# What you will do:
Output a verbatim copy of the data, cut off after the line that contains "y_ticks = [-3, -2, -1, 0, 1, 2, 3, 4, 5]".

________________

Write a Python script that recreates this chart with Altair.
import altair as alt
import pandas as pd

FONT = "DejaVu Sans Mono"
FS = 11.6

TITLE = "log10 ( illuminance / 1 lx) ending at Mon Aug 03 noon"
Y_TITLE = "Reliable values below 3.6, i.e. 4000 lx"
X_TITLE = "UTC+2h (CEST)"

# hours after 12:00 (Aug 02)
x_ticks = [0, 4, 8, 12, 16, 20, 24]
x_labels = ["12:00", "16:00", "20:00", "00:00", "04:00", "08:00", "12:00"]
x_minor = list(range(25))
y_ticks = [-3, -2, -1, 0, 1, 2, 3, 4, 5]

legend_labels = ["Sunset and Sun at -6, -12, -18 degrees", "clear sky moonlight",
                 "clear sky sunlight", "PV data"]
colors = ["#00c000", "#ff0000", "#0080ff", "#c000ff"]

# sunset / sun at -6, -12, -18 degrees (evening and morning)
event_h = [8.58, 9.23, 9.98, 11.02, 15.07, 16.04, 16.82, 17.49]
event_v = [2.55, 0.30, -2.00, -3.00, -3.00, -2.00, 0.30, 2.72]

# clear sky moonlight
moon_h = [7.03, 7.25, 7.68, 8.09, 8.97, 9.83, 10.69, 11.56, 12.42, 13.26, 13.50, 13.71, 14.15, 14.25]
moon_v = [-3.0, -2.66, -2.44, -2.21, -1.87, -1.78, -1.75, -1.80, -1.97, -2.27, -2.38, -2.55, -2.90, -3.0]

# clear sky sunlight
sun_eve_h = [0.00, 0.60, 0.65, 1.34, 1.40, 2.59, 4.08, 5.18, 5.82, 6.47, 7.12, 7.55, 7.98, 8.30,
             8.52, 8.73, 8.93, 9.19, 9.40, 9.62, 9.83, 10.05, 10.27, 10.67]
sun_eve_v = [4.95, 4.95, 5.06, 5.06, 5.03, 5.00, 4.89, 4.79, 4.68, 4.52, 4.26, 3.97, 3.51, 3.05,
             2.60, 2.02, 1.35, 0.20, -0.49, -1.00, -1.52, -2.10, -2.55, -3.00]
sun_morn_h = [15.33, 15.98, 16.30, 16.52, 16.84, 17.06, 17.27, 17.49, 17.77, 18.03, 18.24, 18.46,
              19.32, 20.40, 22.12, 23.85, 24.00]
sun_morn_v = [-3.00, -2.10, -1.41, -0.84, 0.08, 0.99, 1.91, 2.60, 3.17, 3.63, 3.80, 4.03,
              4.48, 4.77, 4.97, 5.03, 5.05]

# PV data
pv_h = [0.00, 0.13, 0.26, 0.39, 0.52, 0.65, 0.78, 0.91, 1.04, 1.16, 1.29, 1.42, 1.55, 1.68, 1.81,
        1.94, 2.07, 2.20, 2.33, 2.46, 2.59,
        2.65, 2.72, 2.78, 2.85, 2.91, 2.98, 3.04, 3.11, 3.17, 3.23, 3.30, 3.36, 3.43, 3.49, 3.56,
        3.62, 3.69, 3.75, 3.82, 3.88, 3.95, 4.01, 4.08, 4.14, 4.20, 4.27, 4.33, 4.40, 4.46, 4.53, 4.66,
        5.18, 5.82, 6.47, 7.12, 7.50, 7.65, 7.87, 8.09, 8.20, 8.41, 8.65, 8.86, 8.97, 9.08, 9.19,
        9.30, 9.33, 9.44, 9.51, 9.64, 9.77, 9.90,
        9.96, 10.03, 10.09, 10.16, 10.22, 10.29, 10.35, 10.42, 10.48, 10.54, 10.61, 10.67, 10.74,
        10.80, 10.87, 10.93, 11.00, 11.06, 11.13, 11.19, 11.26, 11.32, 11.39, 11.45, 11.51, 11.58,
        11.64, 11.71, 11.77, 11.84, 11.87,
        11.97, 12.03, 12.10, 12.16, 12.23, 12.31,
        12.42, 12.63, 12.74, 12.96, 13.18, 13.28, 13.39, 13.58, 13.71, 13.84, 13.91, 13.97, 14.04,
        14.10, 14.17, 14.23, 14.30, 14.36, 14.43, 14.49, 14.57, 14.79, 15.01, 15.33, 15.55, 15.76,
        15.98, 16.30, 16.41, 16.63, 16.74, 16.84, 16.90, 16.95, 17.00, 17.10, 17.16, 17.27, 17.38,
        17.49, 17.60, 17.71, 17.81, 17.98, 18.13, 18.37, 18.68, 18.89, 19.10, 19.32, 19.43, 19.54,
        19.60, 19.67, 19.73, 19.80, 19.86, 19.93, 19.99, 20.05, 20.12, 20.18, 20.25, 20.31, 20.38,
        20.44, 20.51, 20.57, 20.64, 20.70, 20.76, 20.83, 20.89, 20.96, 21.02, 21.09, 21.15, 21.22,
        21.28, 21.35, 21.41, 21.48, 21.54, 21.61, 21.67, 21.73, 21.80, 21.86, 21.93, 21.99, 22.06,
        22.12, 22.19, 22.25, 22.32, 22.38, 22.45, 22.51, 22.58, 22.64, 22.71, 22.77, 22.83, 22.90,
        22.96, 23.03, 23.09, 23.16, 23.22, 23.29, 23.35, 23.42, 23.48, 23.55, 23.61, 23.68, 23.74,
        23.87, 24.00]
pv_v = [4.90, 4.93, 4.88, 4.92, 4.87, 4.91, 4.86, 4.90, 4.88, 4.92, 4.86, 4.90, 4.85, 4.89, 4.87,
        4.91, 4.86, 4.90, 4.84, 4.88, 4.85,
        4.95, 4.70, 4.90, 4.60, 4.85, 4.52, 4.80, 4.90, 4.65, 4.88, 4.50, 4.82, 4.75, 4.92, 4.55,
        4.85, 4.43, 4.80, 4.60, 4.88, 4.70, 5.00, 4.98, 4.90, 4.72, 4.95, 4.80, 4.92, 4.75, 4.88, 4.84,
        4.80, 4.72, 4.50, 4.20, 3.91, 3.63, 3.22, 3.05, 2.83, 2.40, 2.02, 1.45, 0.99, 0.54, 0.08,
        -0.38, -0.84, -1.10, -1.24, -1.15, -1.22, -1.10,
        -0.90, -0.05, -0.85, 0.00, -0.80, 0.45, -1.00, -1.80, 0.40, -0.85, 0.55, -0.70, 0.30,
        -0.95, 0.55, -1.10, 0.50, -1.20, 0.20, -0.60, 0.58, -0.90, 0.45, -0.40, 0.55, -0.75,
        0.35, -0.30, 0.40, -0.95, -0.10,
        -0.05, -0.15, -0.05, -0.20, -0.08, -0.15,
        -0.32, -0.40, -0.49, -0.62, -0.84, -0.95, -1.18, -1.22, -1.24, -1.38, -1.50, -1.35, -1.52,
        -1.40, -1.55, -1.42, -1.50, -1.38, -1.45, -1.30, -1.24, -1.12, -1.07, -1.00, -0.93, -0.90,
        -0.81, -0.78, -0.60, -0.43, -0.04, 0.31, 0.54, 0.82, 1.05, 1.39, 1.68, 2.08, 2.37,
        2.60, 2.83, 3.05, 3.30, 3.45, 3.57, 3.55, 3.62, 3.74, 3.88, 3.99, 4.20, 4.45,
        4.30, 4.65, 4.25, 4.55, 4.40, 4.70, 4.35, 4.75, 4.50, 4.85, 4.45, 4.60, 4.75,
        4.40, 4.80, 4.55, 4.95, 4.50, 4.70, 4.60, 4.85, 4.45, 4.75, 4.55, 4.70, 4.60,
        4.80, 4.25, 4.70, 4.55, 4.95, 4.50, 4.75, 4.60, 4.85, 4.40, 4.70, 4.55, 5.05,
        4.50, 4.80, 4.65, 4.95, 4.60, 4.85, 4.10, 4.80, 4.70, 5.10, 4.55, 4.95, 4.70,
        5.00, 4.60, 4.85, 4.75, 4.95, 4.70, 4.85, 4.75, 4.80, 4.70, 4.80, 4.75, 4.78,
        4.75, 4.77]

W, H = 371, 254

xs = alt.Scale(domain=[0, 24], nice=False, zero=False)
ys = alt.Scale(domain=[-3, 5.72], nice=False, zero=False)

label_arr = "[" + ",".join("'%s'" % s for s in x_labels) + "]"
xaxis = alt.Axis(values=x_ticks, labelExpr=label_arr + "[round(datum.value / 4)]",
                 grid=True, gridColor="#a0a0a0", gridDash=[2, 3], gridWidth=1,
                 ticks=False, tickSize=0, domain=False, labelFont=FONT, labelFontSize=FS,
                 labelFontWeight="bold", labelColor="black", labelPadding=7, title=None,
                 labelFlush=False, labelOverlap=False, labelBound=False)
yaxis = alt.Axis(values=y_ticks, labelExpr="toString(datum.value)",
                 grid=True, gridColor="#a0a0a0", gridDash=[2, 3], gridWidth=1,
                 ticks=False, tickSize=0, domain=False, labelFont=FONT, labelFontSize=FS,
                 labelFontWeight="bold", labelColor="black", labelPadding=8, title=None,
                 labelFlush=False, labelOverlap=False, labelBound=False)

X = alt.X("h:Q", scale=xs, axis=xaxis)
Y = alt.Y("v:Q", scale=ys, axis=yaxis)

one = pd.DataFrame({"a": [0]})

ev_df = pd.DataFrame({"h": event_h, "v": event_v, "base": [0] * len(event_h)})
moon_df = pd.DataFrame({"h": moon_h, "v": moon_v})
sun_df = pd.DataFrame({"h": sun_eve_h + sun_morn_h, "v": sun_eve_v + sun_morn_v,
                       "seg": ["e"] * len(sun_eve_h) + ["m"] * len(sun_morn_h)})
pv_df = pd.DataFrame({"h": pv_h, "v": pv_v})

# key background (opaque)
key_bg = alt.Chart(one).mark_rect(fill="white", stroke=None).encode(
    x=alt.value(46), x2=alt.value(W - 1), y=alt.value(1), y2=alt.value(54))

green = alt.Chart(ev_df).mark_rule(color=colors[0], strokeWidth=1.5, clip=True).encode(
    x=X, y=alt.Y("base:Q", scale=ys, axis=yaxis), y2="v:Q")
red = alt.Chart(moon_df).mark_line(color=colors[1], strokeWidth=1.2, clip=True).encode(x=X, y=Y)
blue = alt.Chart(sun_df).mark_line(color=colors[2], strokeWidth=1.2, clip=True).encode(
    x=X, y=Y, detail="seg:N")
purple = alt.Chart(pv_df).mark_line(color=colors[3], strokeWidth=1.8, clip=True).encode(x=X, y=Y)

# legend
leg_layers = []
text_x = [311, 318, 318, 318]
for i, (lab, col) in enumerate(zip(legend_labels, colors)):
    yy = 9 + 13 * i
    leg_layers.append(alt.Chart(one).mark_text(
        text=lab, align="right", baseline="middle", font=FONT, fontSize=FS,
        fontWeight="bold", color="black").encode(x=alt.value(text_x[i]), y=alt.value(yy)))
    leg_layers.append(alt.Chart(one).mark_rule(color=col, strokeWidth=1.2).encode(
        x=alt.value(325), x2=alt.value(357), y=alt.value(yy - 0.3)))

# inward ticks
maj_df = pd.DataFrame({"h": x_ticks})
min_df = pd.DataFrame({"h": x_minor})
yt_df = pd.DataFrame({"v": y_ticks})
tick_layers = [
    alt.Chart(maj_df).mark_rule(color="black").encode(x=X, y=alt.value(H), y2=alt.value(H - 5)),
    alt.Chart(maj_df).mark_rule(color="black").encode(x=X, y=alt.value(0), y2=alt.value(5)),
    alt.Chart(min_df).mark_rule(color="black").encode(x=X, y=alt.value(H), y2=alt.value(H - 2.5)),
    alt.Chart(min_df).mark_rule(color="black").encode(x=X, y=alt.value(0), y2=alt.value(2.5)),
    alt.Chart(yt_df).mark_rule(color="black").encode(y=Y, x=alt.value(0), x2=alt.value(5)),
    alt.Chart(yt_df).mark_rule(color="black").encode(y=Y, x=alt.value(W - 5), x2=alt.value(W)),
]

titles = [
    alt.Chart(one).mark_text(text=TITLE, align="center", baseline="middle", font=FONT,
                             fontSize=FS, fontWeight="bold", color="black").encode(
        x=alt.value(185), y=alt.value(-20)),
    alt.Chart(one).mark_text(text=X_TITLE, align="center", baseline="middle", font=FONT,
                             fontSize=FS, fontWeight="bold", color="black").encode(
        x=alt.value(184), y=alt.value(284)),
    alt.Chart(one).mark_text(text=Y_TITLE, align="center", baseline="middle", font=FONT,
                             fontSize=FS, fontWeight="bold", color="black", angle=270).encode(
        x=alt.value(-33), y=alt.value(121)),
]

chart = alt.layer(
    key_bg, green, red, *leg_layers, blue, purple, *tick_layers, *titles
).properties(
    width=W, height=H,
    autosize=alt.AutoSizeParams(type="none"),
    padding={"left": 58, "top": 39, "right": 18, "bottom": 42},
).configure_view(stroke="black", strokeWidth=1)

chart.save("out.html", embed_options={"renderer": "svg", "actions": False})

________________

# Answer:
Write a Python script that recreates this chart with Altair.
import altair as alt
import pandas as pd

FONT = "DejaVu Sans Mono"
FS = 11.6

TITLE = "log10 ( illuminance / 1 lx) ending at Mon Aug 03 noon"
Y_TITLE = "Reliable values below 3.6, i.e. 4000 lx"
X_TITLE = "UTC+2h (CEST)"

# hours after 12:00 (Aug 02)
x_ticks = [0, 4, 8, 12, 16, 20, 24]
x_labels = ["12:00", "16:00", "20:00", "00:00", "04:00", "08:00", "12:00"]
x_minor = list(range(25))
y_ticks = [-3, -2, -1, 0, 1, 2, 3, 4, 5]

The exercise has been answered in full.